Directions:
Please write out the lines of the data exactly, beginning with the first and ending with the line containing "1.0196, 2, 2, 0, 0];"; leave the pictures behind.

Given material:
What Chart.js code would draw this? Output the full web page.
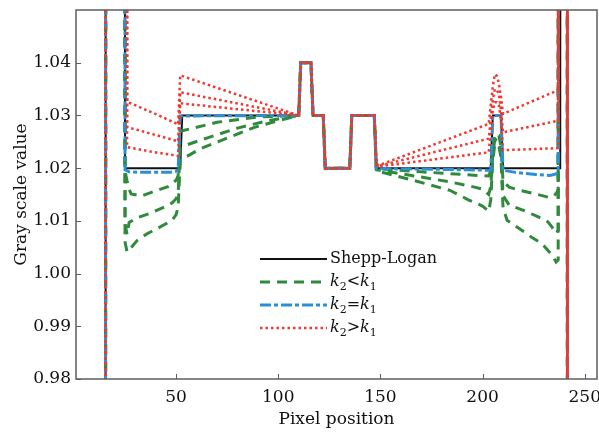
<!DOCTYPE html>
<html>
<head>
<meta charset="utf-8">
<title>Gray scale profile</title>
<script src="https://cdn.jsdelivr.net/npm/chart.js@4.4.0/dist/chart.umd.min.js"></script>
<style>
    html, body { margin: 0; padding: 0; background: #fff; }
    #wrap { width: 599px; height: 435px; }
</style>
</head>
<body>
<div id="wrap"><canvas id="profile-chart" width="599" height="435"></canvas></div>
<script>
// axis ticks
const xTickValues = [50, 100, 150, 200, 250];
const yTickValues = [0.98, 0.99, 1.0, 1.01, 1.02, 1.03, 1.04];

// Shepp-Logan reference profile
const sheppX = [1, 15, 16, 24, 25, 52, 53, 110, 111, 116, 117, 122, 123, 135, 136, 147, 148, 204, 205, 209, 210, 238, 239, 241, 242, 256];
const sheppY = [0, 0, 2, 2, 1.02, 1.02, 1.03, 1.03, 1.04, 1.04, 1.03, 1.03, 1.02, 1.02, 1.03, 1.03, 1.02, 1.02, 1.03, 1.03, 1.02, 1.02, 2, 2, 0, 0];

// k2 = k1
const equalX = [1, 15, 16, 24, 25, 27, 31, 47, 50, 51, 52, 110, 111, 116, 117, 122, 123, 135, 136, 147, 148, 175, 204, 205, 209, 210, 216, 226, 233, 236, 237, 238, 241, 242, 256];
const equalY = [0, 0, 2, 2, 1.0197, 1.0193, 1.0192, 1.0192, 1.0194, 1.0198, 1.0299, 1.030, 1.04, 1.04, 1.03, 1.03, 1.02, 1.02, 1.03, 1.03, 1.0199, 1.0198, 1.0196, 1.03, 1.03, 1.0196, 1.0192, 1.0188, 1.0186, 1.0189, 1.0196, 2, 2, 0, 0];

// k2 < k1 (three curves)
const lessAX = [1, 15, 16, 24, 25, 26, 27, 28, 33, 40, 46, 50, 51, 52, 70, 90, 110, 111, 116, 117, 122, 123, 135, 136, 147, 148, 170, 190, 203, 204, 205, 206, 208, 209, 210, 213, 218, 226, 232, 235, 237, 238, 241, 242, 256];
const lessAY = [0, 0, 2, 2, 1.0194, 1.0176, 1.016, 1.0151, 1.0147, 1.0157, 1.0165, 1.0177, 1.0186, 1.0270, 1.0287, 1.0297, 1.0300, 1.04, 1.04, 1.03, 1.03, 1.02, 1.02, 1.03, 1.03, 1.0199, 1.0193, 1.0188, 1.0185, 1.0195, 1.024, 1.0265, 1.0262, 1.024, 1.0175, 1.0164, 1.0158, 1.0151, 1.0145, 1.0147, 1.0158, 2, 2, 0, 0];
const lessBX = [1, 15, 16, 24, 25, 26, 27, 31, 37, 43, 48, 50, 51, 52, 65, 80, 95, 110, 111, 116, 117, 122, 123, 135, 136, 147, 148, 170, 184, 195, 200, 203, 204, 205, 206, 208, 209, 210, 213, 220, 227, 232, 234, 236, 237, 238, 241, 242, 256];
const lessBY = [0, 0, 2, 2, 1.0095, 1.0074, 1.0097, 1.0106, 1.0114, 1.0124, 1.0134, 1.0142, 1.0152, 1.0240, 1.0257, 1.0276, 1.0290, 1.0300, 1.04, 1.04, 1.03, 1.03, 1.02, 1.02, 1.03, 1.03, 1.0197, 1.0183, 1.0174, 1.0165, 1.0160, 1.0150, 1.0165, 1.0225, 1.0255, 1.0252, 1.023, 1.0148, 1.0130, 1.0120, 1.0108, 1.0098, 1.0088, 1.0076, 1.0082, 2, 2, 0, 0];
const lessCX = [1, 15, 16, 24, 25, 26, 27, 31, 36, 42, 48, 50, 51, 52, 62, 75, 88, 100, 110, 111, 116, 117, 122, 123, 135, 136, 147, 148, 165, 184, 193, 200, 203, 204, 205, 206, 208, 209, 210, 212, 217, 224, 229, 234, 236, 237, 238, 241, 242, 256];
const lessCY = [0, 0, 2, 2, 1.0060, 1.0041, 1.0045, 1.0063, 1.0076, 1.0088, 1.0101, 1.0112, 1.0126, 1.0215, 1.0237, 1.0257, 1.0277, 1.0290, 1.0300, 1.04, 1.04, 1.03, 1.03, 1.02, 1.02, 1.03, 1.03, 1.0195, 1.0178, 1.0158, 1.0140, 1.0128, 1.0118, 1.0140, 1.0215, 1.0245, 1.0242, 1.022, 1.0125, 1.0101, 1.0088, 1.0069, 1.0057, 1.0035, 1.0022, 1.0026, 2, 2, 0, 0];

// k2 > k1 (three curves, same positions)
const greaterX = [1, 15, 16, 24, 25, 26, 38, 50, 51, 52, 110, 111, 116, 117, 122, 123, 135, 136, 147, 148, 149, 203, 205, 206, 207, 208, 209, 210, 237, 238, 241, 242, 256];
const greaterAY = [0, 0, 2, 2, 2, 1.0326, 1.0306, 1.0285, 1.0283, 1.0376, 1.0300, 1.04, 1.04, 1.03, 1.03, 1.02, 1.02, 1.03, 1.03, 1.021, 1.0205, 1.0284, 1.0355, 1.0378, 1.0375, 1.036, 1.0335, 1.0303, 1.0348, 2, 2, 0, 0];
const greaterBY = [0, 0, 2, 2, 2, 1.0278, 1.0265, 1.0252, 1.0251, 1.0344, 1.0300, 1.04, 1.04, 1.03, 1.03, 1.02, 1.02, 1.03, 1.03, 1.0208, 1.0204, 1.0256, 1.033, 1.035, 1.0348, 1.034, 1.031, 1.0268, 1.0290, 2, 2, 0, 0];
const greaterCY = [0, 0, 2, 2, 2, 1.0240, 1.0231, 1.0224, 1.0223, 1.0323, 1.0300, 1.04, 1.04, 1.03, 1.03, 1.02, 1.02, 1.03, 1.03, 1.0206, 1.0203, 1.0230, 1.031, 1.0325, 1.0325, 1.032, 1.029, 1.0234, 1.0238, 2, 2, 0, 0];

const LEGEND_ROWS = [0, 1, 4, 5];
const FONT_FAMILY = '"DejaVu Serif", "Liberation Serif", serif';
const TEXT_COLOR = '#111';
const GREEN = '#2f8a3b';
const BLUE = '#2b8fd6';
const RED = '#f2372f';

function toPoints(xs, ys) {
    return xs.map((x, i) => ({ x: x, y: ys[i] }));
}

function lineSet(label, xs, ys, color, width, dash, order) {
    return {
        label: label,
        data: toPoints(xs, ys),
        borderColor: color,
        borderWidth: width,
        borderDash: dash,
        borderCapStyle: 'butt',
        pointRadius: 0,
        tension: 0,
        fill: false,
        order: order,
    };
}

// draws "k₂<k₁" with italic letters and real subscripts
function drawRichLabel(ctx, text, x, y) {
    const subs = '₀₁₂₃₄₅₆₇₈₉';
    const isMath = /[₀-₉]/.test(text);
    let cx = x;
    ctx.fillStyle = TEXT_COLOR;
    ctx.textBaseline = 'middle';
    ctx.textAlign = 'left';
    for (const ch of text) {
        const subIndex = subs.indexOf(ch);
        if (subIndex >= 0) {
            ctx.font = '11px ' + FONT_FAMILY;
            ctx.fillText(String(subIndex), cx, y + 5);
            cx += ctx.measureText(String(subIndex)).width;
        } else {
            const italic = isMath && /[a-z]/i.test(ch);
            ctx.font = (italic ? 'italic ' : '') + '16px ' + FONT_FAMILY;
            ctx.fillText(ch, cx, y);
            cx += ctx.measureText(ch).width;
        }
    }
}

const frameLegend = {
    id: 'frameLegend',
    afterDatasetsDraw(chart) {
        const { ctx, chartArea, scales } = chart;
        const { left, right, top, bottom } = chartArea;
        ctx.save();
        ctx.setLineDash([]);
        ctx.strokeStyle = '#5e5e5e';
        ctx.lineWidth = 1.5;
        ctx.strokeRect(left, top, right - left, bottom - top);

        // inward tick marks
        ctx.beginPath();
        xTickValues.forEach((v) => {
            const px = Math.round(scales.x.getPixelForValue(v)) + 0.5;
            ctx.moveTo(px, bottom);
            ctx.lineTo(px, bottom - 5);
        });
        yTickValues.forEach((v) => {
            const py = Math.round(scales.y.getPixelForValue(v)) + 0.5;
            ctx.moveTo(left, py);
            ctx.lineTo(left + 5, py);
        });
        ctx.lineWidth = 1;
        ctx.stroke();

        // legend, no box
        LEGEND_ROWS.forEach((index, row) => {
            const ds = chart.data.datasets[index];
            const y = top + 249 + row * 23;
            const x0 = left + 184;
            ctx.beginPath();
            ctx.setLineDash(ds.borderDash || []);
            ctx.strokeStyle = ds.borderColor;
            ctx.lineWidth = ds.borderWidth;
            ctx.moveTo(x0, y);
            ctx.lineTo(x0 + 67, y);
            ctx.stroke();
            ctx.setLineDash([]);
            drawRichLabel(ctx, ds.label, x0 + 70, y);
        });
        ctx.restore();
    },
};

const ctx = document.getElementById('profile-chart').getContext('2d');

// eslint-disable-next-line no-undef
new Chart(ctx, {
    type: 'line',
    data: {
        datasets: [
            lineSet('Shepp-Logan', sheppX, sheppY, '#111', 2, [], 4),
            lineSet('k₂<k₁', lessAX, lessAY, GREEN, 3, [10, 7], 3),
            lineSet('k₂<k₁ (b)', lessBX, lessBY, GREEN, 3, [10, 7], 3),
            lineSet('k₂<k₁ (c)', lessCX, lessCY, GREEN, 3, [10, 7], 3),
            lineSet('k₂=k₁', equalX, equalY, BLUE, 3, [11, 3, 4, 3], 2),
            lineSet('k₂>k₁', greaterX, greaterAY, RED, 2.5, [2.5, 3], 1),
            lineSet('k₂>k₁ (b)', greaterX, greaterBY, RED, 2.5, [2.5, 3], 1),
            lineSet('k₂>k₁ (c)', greaterX, greaterCY, RED, 2.5, [2.5, 3], 1),
        ],
    },
    options: {
        responsive: false,
        animation: false,
        layout: { padding: { top: 10, right: 2, left: 0, bottom: 0 } },
        scales: {
            x: {
                type: 'linear',
                min: 1,
                max: 256,
                grid: { display: false, drawTicks: false, tickLength: 0 },
                border: { display: false },
                afterBuildTicks: (axis) => {
                    axis.ticks = xTickValues.map((v) => ({ value: v }));
                },
                afterFit: (axis) => {
                    axis.height = 56;
                    axis.paddingLeft = 0;
                    axis.paddingRight = 0;
                },
                ticks: {
                    padding: 8,
                    maxRotation: 0,
                    color: TEXT_COLOR,
                    font: { family: FONT_FAMILY, size: 17 },
                },
                title: {
                    display: true,
                    text: 'Pixel position',
                    color: TEXT_COLOR,
                    font: { family: FONT_FAMILY, size: 17 },
                    padding: { top: 0, bottom: 5 },
                },
            },
            y: {
                type: 'linear',
                min: 0.98,
                max: 1.05,
                grid: { display: false, drawTicks: false, tickLength: 0 },
                border: { display: false },
                afterBuildTicks: (axis) => {
                    axis.ticks = yTickValues.map((v) => ({ value: v }));
                },
                afterFit: (axis) => {
                    axis.width = 76;
                    axis.paddingTop = 0;
                    axis.paddingBottom = 0;
                },
                ticks: {
                    padding: 5,
                    color: TEXT_COLOR,
                    font: { family: FONT_FAMILY, size: 17 },
                    callback: (value) => value.toFixed(2),
                },
                title: {
                    display: true,
                    text: 'Gray scale value',
                    color: TEXT_COLOR,
                    font: { family: FONT_FAMILY, size: 17 },
                    padding: { top: 11, bottom: 0 },
                },
            },
        },
        plugins: {
            legend: { display: false },
            tooltip: { enabled: false },
        },
    },
    plugins: [frameLegend],
});
</script>
</body>
</html>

Result of this exercise:
What Chart.js code would draw this? Output the full web page.
<!DOCTYPE html>
<html>
<head>
<meta charset="utf-8">
<title>Gray scale profile</title>
<script src="https://cdn.jsdelivr.net/npm/chart.js@4.4.0/dist/chart.umd.min.js"></script>
<style>
    html, body { margin: 0; padding: 0; background: #fff; }
    #wrap { width: 599px; height: 435px; }
</style>
</head>
<body>
<div id="wrap"><canvas id="profile-chart" width="599" height="435"></canvas></div>
<script>
// axis ticks
const xTickValues = [50, 100, 150, 200, 250];
const yTickValues = [0.98, 0.99, 1.0, 1.01, 1.02, 1.03, 1.04];

// Shepp-Logan reference profile
const sheppX = [1, 15, 16, 24, 25, 52, 53, 110, 111, 116, 117, 122, 123, 135, 136, 147, 148, 204, 205, 209, 210, 238, 239, 241, 242, 256];
const sheppY = [0, 0, 2, 2, 1.02, 1.02, 1.03, 1.03, 1.04, 1.04, 1.03, 1.03, 1.02, 1.02, 1.03, 1.03, 1.02, 1.02, 1.03, 1.03, 1.02, 1.02, 2, 2, 0, 0];

// k2 = k1
const equalX = [1, 15, 16, 24, 25, 27, 31, 47, 50, 51, 52, 110, 111, 116, 117, 122, 123, 135, 136, 147, 148, 175, 204, 205, 209, 210, 216, 226, 233, 236, 237, 238, 241, 242, 256];
const equalY = [0, 0, 2, 2, 1.0197, 1.0193, 1.0192, 1.0192, 1.0194, 1.0198, 1.0299, 1.030, 1.04, 1.04, 1.03, 1.03, 1.02, 1.02, 1.03, 1.03, 1.0199, 1.0198, 1.0196, 1.03, 1.03, 1.0196, 1.0192, 1.0188, 1.0186, 1.0189, 1.0196, 2, 2, 0, 0];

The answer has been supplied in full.